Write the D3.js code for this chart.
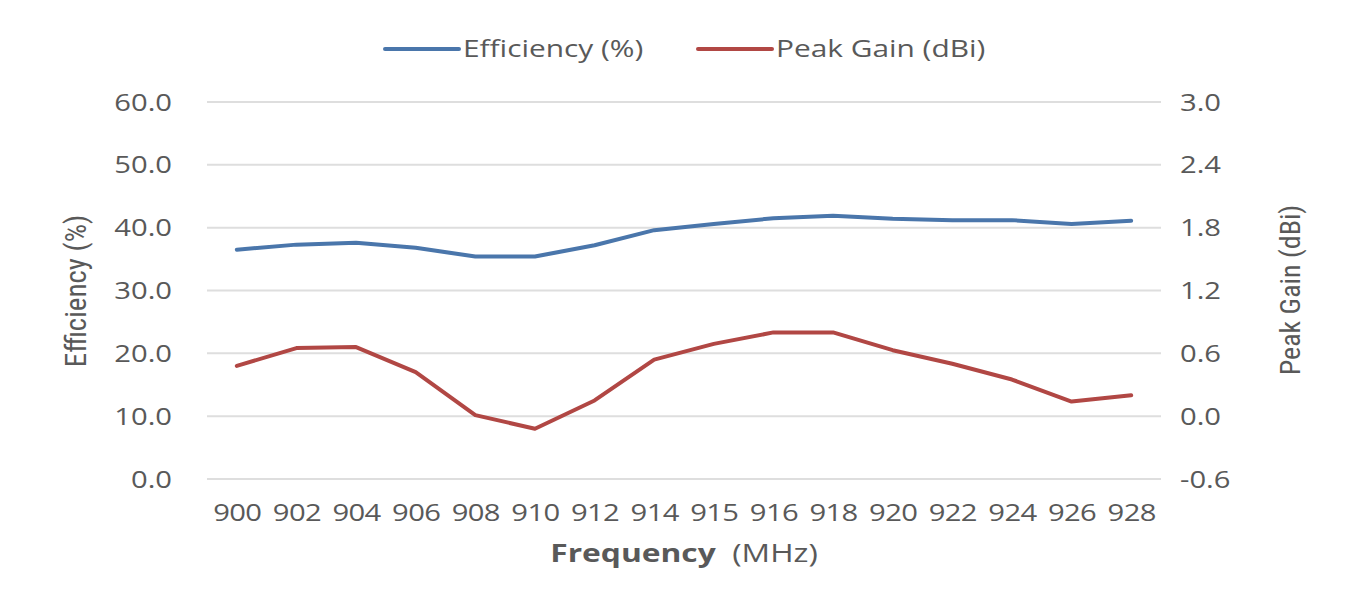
<!DOCTYPE html>
<html><head><meta charset="utf-8">
<script src="https://cdn.jsdelivr.net/npm/d3@7"></script>
<style>
body{margin:0;background:#fff;}
text{font-family:"Open Sans",sans-serif;fill:#595959;}
</style></head>
<body><svg id="c" width="1372" height="591"></svg>
<script>
const categories = ["900","902","904","906","908","910","912","914","915","916","918","920","922","924","926","928"];
const efficiency = [36.5,37.3,37.6,36.8,35.4,35.4,37.2,39.6,40.6,41.5,41.9,41.4,41.2,41.2,40.6,41.1];
const peakGain = [0.48,0.65,0.66,0.42,0.01,-0.12,0.15,0.54,0.69,0.80,0.80,0.63,0.50,0.35,0.14,0.20];
const leftTicks = [0,10,20,30,40,50,60];
const rightTicks = [-0.6,0,0.6,1.2,1.8,2.4,3.0];
const seriesNames = ["Efficiency (%)","Peak Gain (dBi)"];
const colors = ["#4a76ab","#b14744"];

const S = 1.27; // horizontal stretch of the reference's text
const svg = d3.select("#c");
const L=207, R=1161, T=102, B=479;
const x = d3.scalePoint().domain(categories).range([L,R]).padding(0.5);
const yL = d3.scaleLinear().domain([0,60]).range([B,T]);
const yR = d3.scaleLinear().domain([-0.6,3.0]).range([B,T]);
const fmt = d => d3.format(".1f")(d).replace("\u2212","-");

function stretch(sel){
  sel.each(function(){
    const xx = +(this.getAttribute("x")||0);
    this.setAttribute("x", xx/S);
    this.setAttribute("transform", `scale(${S},1)`);
  });
}

// gridlines
svg.append("g").selectAll("line").data(leftTicks).join("line")
  .attr("x1",L).attr("x2",R).attr("y1",d=>yL(d)).attr("y2",d=>yL(d))
  .attr("stroke","#dedede").attr("stroke-width",2);

// left axis
const ga = svg.append("g").attr("transform",`translate(${L},0)`)
  .call(d3.axisLeft(yL).tickValues(leftTicks).tickFormat(fmt).tickSize(0).tickPadding(35));
ga.select(".domain").remove();
ga.selectAll("text").style("font-size","23px").attr("fill","#595959").attr("dy","0.35em").call(stretch);

const gr = svg.append("g").attr("transform",`translate(${R},0)`)
  .call(d3.axisRight(yR).tickValues(rightTicks).tickFormat(fmt).tickSize(0).tickPadding(19));
gr.select(".domain").remove();
gr.selectAll("text").style("font-size","23px").attr("fill","#595959").attr("dy","0.35em").call(stretch);

const gx = svg.append("g").attr("transform",`translate(0,${B})`)
  .call(d3.axisBottom(x).tickSize(0).tickPadding(26));
gx.select(".domain").remove();
gx.selectAll("text").style("font-size","23px").attr("fill","#595959").attr("letter-spacing","-0.5px").call(stretch);

// lines
const lineL = d3.line().x((d,i)=>x(categories[i])).y(d=>yL(d));
const lineR = d3.line().x((d,i)=>x(categories[i])).y(d=>yR(d));
svg.append("path").datum(efficiency).attr("d",lineL).attr("fill","none")
  .attr("stroke",colors[0]).attr("stroke-width",4).attr("stroke-linejoin","round").attr("stroke-linecap","round");
svg.append("path").datum(peakGain).attr("d",lineR).attr("fill","none")
  .attr("stroke",colors[1]).attr("stroke-width",4).attr("stroke-linejoin","round").attr("stroke-linecap","round");

// legend
const legX=[385,698];
seriesNames.forEach((n,i)=>{
  svg.append("line").attr("x1",legX[i]).attr("x2",legX[i]+74).attr("y1",49).attr("y2",49)
    .attr("stroke",colors[i]).attr("stroke-width",4).attr("stroke-linecap","round");
  svg.append("text").attr("transform",`translate(${legX[i]+78},49) scale(${S},1)`).attr("dy","0.35em")
    .style("font-size","23.5px").text(n);
});

// axis titles
svg.append("text").attr("transform","translate(76,291) rotate(-90)").attr("text-anchor","middle")
  .attr("dy","0.35em").style("font-family","'Liberation Sans Narrow','Roboto Condensed',sans-serif")
  .style("font-size","29px").text("Efficiency (%)");
svg.append("text").attr("transform","translate(1290,290) rotate(-90)").attr("text-anchor","middle")
  .attr("dy","0.35em").style("font-family","'Liberation Sans Narrow','Roboto Condensed',sans-serif")
  .style("font-size","28px").text("Peak Gain (dBi)");

const xt = svg.append("text").attr("transform",`translate(684,553) scale(${S},1)`).attr("text-anchor","middle").attr("dy","0.35em")
  .style("font-size","25px").attr("xml:space","preserve");
xt.append("tspan").style("font-weight","bold").text("Frequency");
xt.append("tspan").text("  (MHz)");
</script></body></html>
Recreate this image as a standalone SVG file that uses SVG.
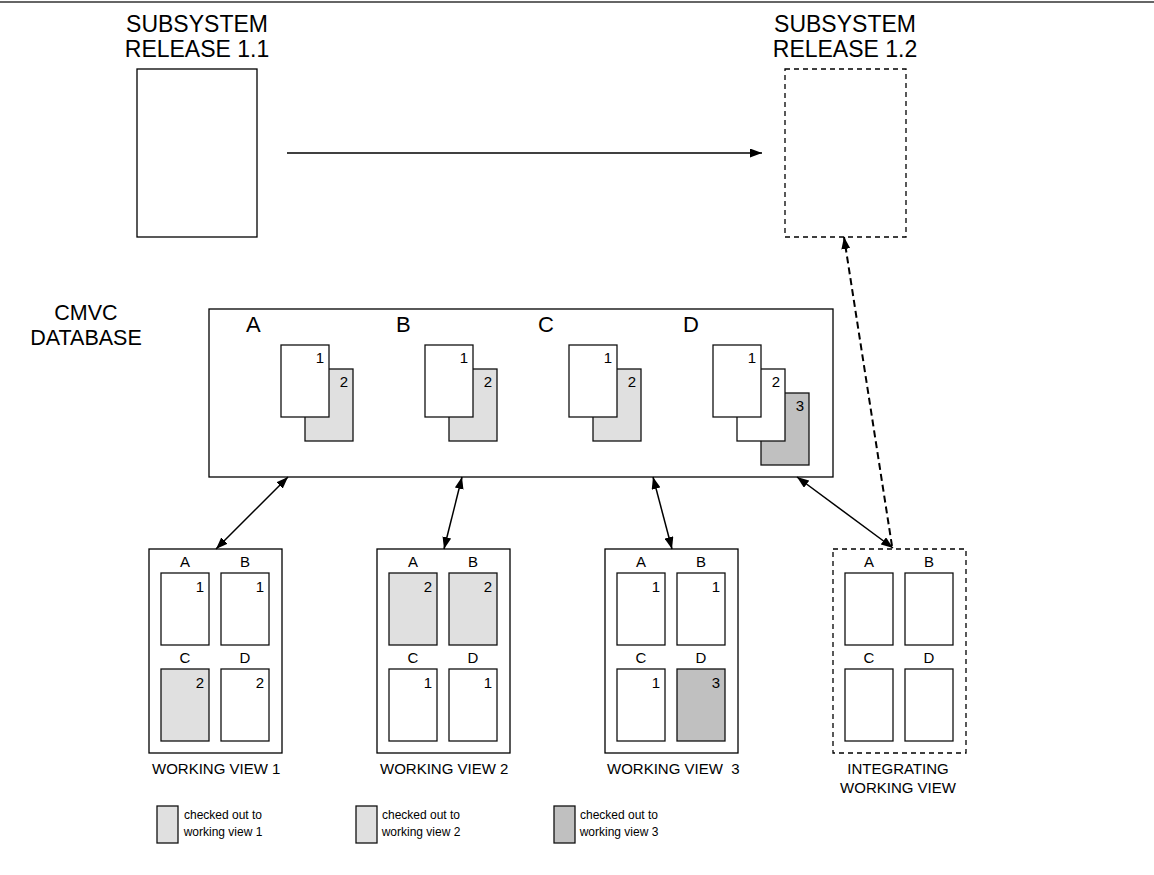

============

_What needs to be done_
Repeat the material above word for word, please, apart from its images.

_Solution to this problem_
Write the D3.js code for this chart.
<!DOCTYPE html>
<html><head><meta charset="utf-8">
<script src="https://cdn.jsdelivr.net/npm/d3@7"></script>
<style>
body{margin:0;background:#fff;}
text{font-family:"Open Sans",sans-serif;fill:#595959;}
</style></head>
<body><svg id="c" width="1372" height="591"></svg>
<script>
const categories = ["900","902","904","906","908","910","912","914","915","916","918","920","922","924","926","928"];
const efficiency = [36.5,37.3,37.6,36.8,35.4,35.4,37.2,39.6,40.6,41.5,41.9,41.4,41.2,41.2,40.6,41.1];
const peakGain = [0.48,0.65,0.66,0.42,0.01,-0.12,0.15,0.54,0.69,0.80,0.80,0.63,0.50,0.35,0.14,0.20];
const leftTicks = [0,10,20,30,40,50,60];
const rightTicks = [-0.6,0,0.6,1.2,1.8,2.4,3.0];
const seriesNames = ["Efficiency (%)","Peak Gain (dBi)"];
const colors = ["#4a76ab","#b14744"];

const S = 1.27; // horizontal stretch of the reference's text
const svg = d3.select("#c");
const L=207, R=1161, T=102, B=479;
const x = d3.scalePoint().domain(categories).range([L,R]).padding(0.5);
const yL = d3.scaleLinear().domain([0,60]).range([B,T]);
const yR = d3.scaleLinear().domain([-0.6,3.0]).range([B,T]);
const fmt = d => d3.format(".1f")(d).replace("\u2212","-");

function stretch(sel){
  sel.each(function(){
    const xx = +(this.getAttribute("x")||0);
    this.setAttribute("x", xx/S);
    this.setAttribute("transform", `scale(${S},1)`);
  });
}

// gridlines
svg.append("g").selectAll("line").data(leftTicks).join("line")
  .attr("x1",L).attr("x2",R).attr("y1",d=>yL(d)).attr("y2",d=>yL(d))
  .attr("stroke","#dedede").attr("stroke-width",2);

// left axis
const ga = svg.append("g").attr("transform",`translate(${L},0)`)
  .call(d3.axisLeft(yL).tickValues(leftTicks).tickFormat(fmt).tickSize(0).tickPadding(35));
ga.select(".domain").remove();
ga.selectAll("text").style("font-size","23px").attr("fill","#595959").attr("dy","0.35em").call(stretch);

const gr = svg.append("g").attr("transform",`translate(${R},0)`)
  .call(d3.axisRight(yR).tickValues(rightTicks).tickFormat(fmt).tickSize(0).tickPadding(19));
gr.select(".domain").remove();
gr.selectAll("text").style("font-size","23px").attr("fill","#595959").attr("dy","0.35em").call(stretch);

const gx = svg.append("g").attr("transform",`translate(0,${B})`)
  .call(d3.axisBottom(x).tickSize(0).tickPadding(26));
gx.select(".domain").remove();
gx.selectAll("text").style("font-size","23px").attr("fill","#595959").attr("letter-spacing","-0.5px").call(stretch);

// lines
const lineL = d3.line().x((d,i)=>x(categories[i])).y(d=>yL(d));
const lineR = d3.line().x((d,i)=>x(categories[i])).y(d=>yR(d));
svg.append("path").datum(efficiency).attr("d",lineL).attr("fill","none")
  .attr("stroke",colors[0]).attr("stroke-width",4).attr("stroke-linejoin","round").attr("stroke-linecap","round");
svg.append("path").datum(peakGain).attr("d",lineR).attr("fill","none")
  .attr("stroke",colors[1]).attr("stroke-width",4).attr("stroke-linejoin","round").attr("stroke-linecap","round");

// legend
const legX=[385,698];
seriesNames.forEach((n,i)=>{
  svg.append("line").attr("x1",legX[i]).attr("x2",legX[i]+74).attr("y1",49).attr("y2",49)
    .attr("stroke",colors[i]).attr("stroke-width",4).attr("stroke-linecap","round");
  svg.append("text").attr("transform",`translate(${legX[i]+78},49) scale(${S},1)`).attr("dy","0.35em")
    .style("font-size","23.5px").text(n);
});

// axis titles
svg.append("text").attr("transform","translate(76,291) rotate(-90)").attr("text-anchor","middle")
  .attr("dy","0.35em").style("font-family","'Liberation Sans Narrow','Roboto Condensed',sans-serif")
  .style("font-size","29px").text("Efficiency (%)");
svg.append("text").attr("transform","translate(1290,290) rotate(-90)").attr("text-anchor","middle")
  .attr("dy","0.35em").style("font-family","'Liberation Sans Narrow','Roboto Condensed',sans-serif")
  .style("font-size","28px").text("Peak Gain (dBi)");

const xt = svg.append("text").attr("transform",`translate(684,553) scale(${S},1)`).attr("text-anchor","middle").attr("dy","0.35em")
  .style("font-size","25px").attr("xml:space","preserve");
xt.append("tspan").style("font-weight","bold").text("Frequency");
xt.append("tspan").text("  (MHz)");
</script></body></html>
Recreate this image as a standalone SVG file that uses SVG.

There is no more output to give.